Hearing the first two commandments and its translation, the Poritz was overcome with fear and remorse. How could I have decreed that the Jews place a statue in their houses? Similarly, when he heard the fourth commandment to keep the Shabbos, he regretted decreeing that all businesses remain open on Shabbos. He felt as if he was gasping for air.

These thoughts of remorse kept on repeating with each of the ten commandments, as its meaning and message penetrated their minds, and they realized the ugliness of their decrees against the Jews. At the same time, they were baffled; while it was being said in a foreign language, they felt it was unnecessary to listen to the Jew’s translation, for somehow, they understood it on their own. When he concluded reading the Torah, many of the noblemen fainted, and all of them resolved to treat their Jewish subjects with respect and dignity. They were ashamed of their previous actions and respectfully left.

At the conclusion of davening, there was a large meal for the entire community and people noticed that the person who had read the Torah wasn’t present. Seeing their bewilderment, the Zeide explained that the Torah reader was really exceptional. “I requested Moshe Rabbeinu himself to read it.”

After Yom Tov, the Poritz requested that the Zeide come to him, and they had a few-hours private discussion. He changed his attitude completely and instructed the Jews to build a synagogue on the hilltop, saying that he will pay the entire expenses to build it. 

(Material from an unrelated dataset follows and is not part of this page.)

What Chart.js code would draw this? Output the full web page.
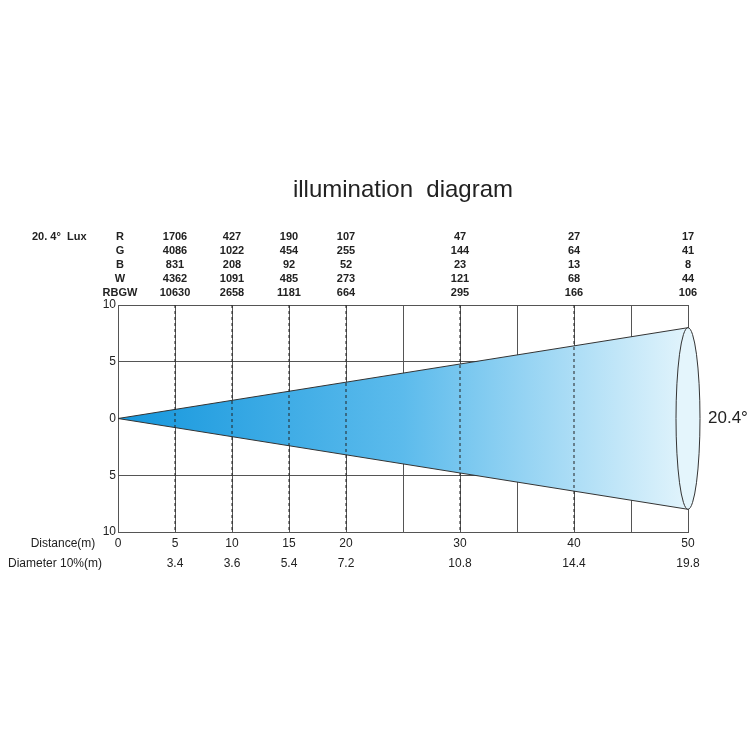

Shortly afterwards, the Poritz disappeared. The Zeide then said that the Poritz was a reincarnation of Yisro, and he had to rectify something. He had gone to a distant country, converted, and when he passed away, the only thing written on his tombstone was that he was a righteous convert.

Last week I wrote about how everything in the Torah is exact, and in the comments on CrownHeights.info there was a debate about it. Normally I respond to those who write to me directly, but since I don’t know who posted the comments, I will answer here.

Firstly, please read Malka’s reply.

Now my reply: This week I learned a Maamar that the Rebbe said Shavuous 5729. There he discusses the famous midrash that the angels argued to Hashem, “Give your glory to the heavens,” meaning give us the Torah and Hashem instructed Moshe to reply to them. Moshe asked them, “Did you go to Mitzrayim? Do you have an evil inclination etc.?”

I am not going to write the entire explanation, but one of the points the Rebbe states is that every word in the midrash is exact. The angels argued, “Give your glory…” Chassidus explains that glory is not the same thing as the essence.

So Moshe’s rebuttal to them was that if the Torah would be given to the angels, that would only draw Hashem’s glory into this world/universe. However, now that Hashem is giving the Torah to humans living in the physical and material world, through learning the Torah and fulfilling its mitzvos, they are drawing down Hashem’s essence.

The angels realized then that they too are benefitting much more if the Torah would be given to humans and granted Moshe presents.

This explanation only works if we realize the exactness of each word. Once you say it can be just a rounded off number or a random word you are going on a slippery slope.